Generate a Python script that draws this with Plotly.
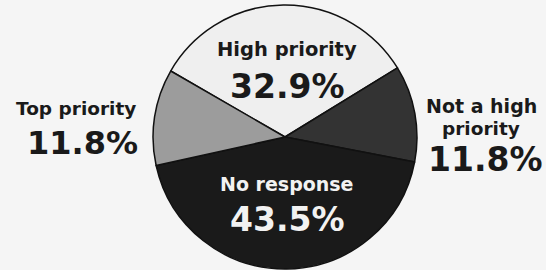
import plotly.graph_objects as go

categories = ["High priority", "Not a high priority", "No response", "Top priority"]
values = [32.9, 11.8, 43.5, 11.8]
slice_colors = ["#efefef", "#333333", "#1a1a1a", "#9c9c9c"]
value_labels = [f"{v:.1f}%" for v in values]

W, H = 546, 270
cx, cy, r = 285, 137, 132

fig = go.Figure()
fig.add_trace(go.Pie(
    labels=categories,
    values=values,
    sort=False,
    direction="clockwise",
    rotation=300,
    textinfo="none",
    hoverinfo="label+percent",
    marker=dict(colors=slice_colors, line=dict(color="#111111", width=1.5)),
    domain=dict(x=[(cx - r) / W, (cx + r) / W], y=[(H - cy - r) / H, (H - cy + r) / H]),
    showlegend=False,
))

FONT = "DejaVu Sans, Verdana, sans-serif"

def ann(text, x, y, size, color="#1a1a1a"):
    fig.add_annotation(
        text=f"<b>{text}</b>", x=x / W, y=1 - y / H, xref="paper", yref="paper",
        xanchor="center", yanchor="middle", showarrow=False,
        font=dict(family=FONT, size=size, color=color),
    )

# labels
ann(categories[0], 287, 50, 19.5)
ann(value_labels[0], 287, 87, 33)
ann("No response", 287, 184, 19, "#f2f2f2")
ann(value_labels[2], 287, 219, 33, "#f2f2f2")
ann("Top priority", 76, 108, 18.5)
ann(value_labels[3], 82, 143, 32)
ann("Not a high", 481, 106, 19)
ann("priority", 481, 128, 18.5)
ann(value_labels[1], 486, 159, 33)

fig.update_layout(
    width=W, height=H,
    margin=dict(l=0, r=0, t=0, b=0),
    paper_bgcolor="#f5f5f5",
    plot_bgcolor="#f5f5f5",
)

fig.write_html(
    "out.html",
    config={"displayModeBar": False},
    post_script="document.body.style.margin='0';document.body.style.background='#f5f5f5';",
)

= = = = = = =

▶ [What to work on]:
Omitting all pictures, restate exactly the lines of the material from its start through the line that contains "cx, cy, r = 285, 137, 132".

▶ [Completed task]:
Generate a Python script that draws this with Plotly.
import plotly.graph_objects as go

categories = ["High priority", "Not a high priority", "No response", "Top priority"]
values = [32.9, 11.8, 43.5, 11.8]
slice_colors = ["#efefef", "#333333", "#1a1a1a", "#9c9c9c"]
value_labels = [f"{v:.1f}%" for v in values]

W, H = 546, 270
cx, cy, r = 285, 137, 132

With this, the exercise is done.